To start with, more than everything, Augustans of both ages were worried about their literary heritage and how they should have dealt with it. People and poets were happy and accostumed to praise primitives such as Shakespeare and Ennius, but a common sense of lacking of art of them was hanging in the air and foreign literature started being attractive after having conquered France in one case and Greece in the other. Horace could still see the ‘sapiens et fortis’Ennius (line 50) and his ingenium, the mastery he had demonstrated, as Pope would agree about Shakespeare’s immortality but another good way of doing literature was emerging and couldn’t wait to be noticed.

‘If Time improve our Wit as well as Wine, | Say at what age a Poet grows divine?’ (Pope, lines 49-50). Poets were scared of how much time might have taken for their works to be valued if people had remained stuck to the past for longer. For that, it was important not to leave the public be the judge in order to make sure the distance between the new and the old, veteros and novos (Horace, lines 37-38), was respected and here the social context starts to shape.
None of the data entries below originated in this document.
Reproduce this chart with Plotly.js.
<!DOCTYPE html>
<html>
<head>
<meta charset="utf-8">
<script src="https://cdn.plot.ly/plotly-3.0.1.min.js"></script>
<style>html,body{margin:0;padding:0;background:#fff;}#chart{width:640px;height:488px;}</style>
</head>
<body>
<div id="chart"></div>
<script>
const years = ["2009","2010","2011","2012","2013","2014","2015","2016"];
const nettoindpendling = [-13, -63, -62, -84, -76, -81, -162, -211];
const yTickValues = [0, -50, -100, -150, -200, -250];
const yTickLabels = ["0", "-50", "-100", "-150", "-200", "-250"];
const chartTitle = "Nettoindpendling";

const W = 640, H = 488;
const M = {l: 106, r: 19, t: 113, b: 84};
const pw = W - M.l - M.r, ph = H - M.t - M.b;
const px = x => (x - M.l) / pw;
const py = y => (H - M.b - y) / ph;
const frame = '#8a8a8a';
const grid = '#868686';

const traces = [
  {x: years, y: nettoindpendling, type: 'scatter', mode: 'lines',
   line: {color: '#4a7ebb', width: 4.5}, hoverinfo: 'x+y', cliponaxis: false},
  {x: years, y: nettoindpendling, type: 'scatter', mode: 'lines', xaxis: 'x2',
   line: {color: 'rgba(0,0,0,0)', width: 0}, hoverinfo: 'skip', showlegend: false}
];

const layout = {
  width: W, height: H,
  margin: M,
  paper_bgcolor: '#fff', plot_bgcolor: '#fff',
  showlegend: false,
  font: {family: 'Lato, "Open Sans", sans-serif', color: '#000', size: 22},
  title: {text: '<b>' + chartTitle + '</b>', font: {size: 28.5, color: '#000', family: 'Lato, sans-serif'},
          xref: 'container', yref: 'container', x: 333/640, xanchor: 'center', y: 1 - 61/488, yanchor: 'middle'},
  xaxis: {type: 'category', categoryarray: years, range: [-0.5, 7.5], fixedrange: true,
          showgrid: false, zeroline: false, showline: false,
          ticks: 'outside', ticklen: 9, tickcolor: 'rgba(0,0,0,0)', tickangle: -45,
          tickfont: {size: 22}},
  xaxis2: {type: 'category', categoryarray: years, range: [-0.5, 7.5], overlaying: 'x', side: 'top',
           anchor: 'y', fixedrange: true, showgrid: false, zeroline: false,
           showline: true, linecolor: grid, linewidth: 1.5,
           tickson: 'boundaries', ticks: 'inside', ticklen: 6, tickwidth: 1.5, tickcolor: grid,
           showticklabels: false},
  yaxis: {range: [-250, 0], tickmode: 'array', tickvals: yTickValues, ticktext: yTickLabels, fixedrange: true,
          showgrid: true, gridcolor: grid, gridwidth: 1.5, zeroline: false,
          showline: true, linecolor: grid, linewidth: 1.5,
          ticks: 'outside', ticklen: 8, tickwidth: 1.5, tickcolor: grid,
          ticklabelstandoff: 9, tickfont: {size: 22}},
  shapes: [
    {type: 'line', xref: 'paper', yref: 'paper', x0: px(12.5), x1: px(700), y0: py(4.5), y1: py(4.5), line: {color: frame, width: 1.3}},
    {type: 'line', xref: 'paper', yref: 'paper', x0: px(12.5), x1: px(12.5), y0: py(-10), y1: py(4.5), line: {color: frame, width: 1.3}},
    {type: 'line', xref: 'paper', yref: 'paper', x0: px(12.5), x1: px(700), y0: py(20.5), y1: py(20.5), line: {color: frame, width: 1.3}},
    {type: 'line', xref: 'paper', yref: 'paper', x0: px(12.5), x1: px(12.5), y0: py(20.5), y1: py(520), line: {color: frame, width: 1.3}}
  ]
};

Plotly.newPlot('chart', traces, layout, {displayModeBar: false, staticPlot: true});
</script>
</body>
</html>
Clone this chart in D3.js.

When the poets write about the public and their feelings towards it, there is where the two societies begin to clush and be really interactive. On more scientific basis, this connection is interestingly defined as time-space distanciation in The Dictionary of Human Geography, 4th Edition, for which Anthony Giddens, British sociologist, describes ‘the ‘stretching’ of social systems across time and space’. Historically, ‘The nexus of relations – political, economic, military – in which a society exists with others is usually integral to the very nature of that society’[2]: thus to maintain this interaction, which is intrinsic to society itself, so called technically symbolic tokens are implied, as ‘media of exchange which have standard value and thus are interchangeable across a plurality of contexts’ (Modernity and Self-Identity, 1991).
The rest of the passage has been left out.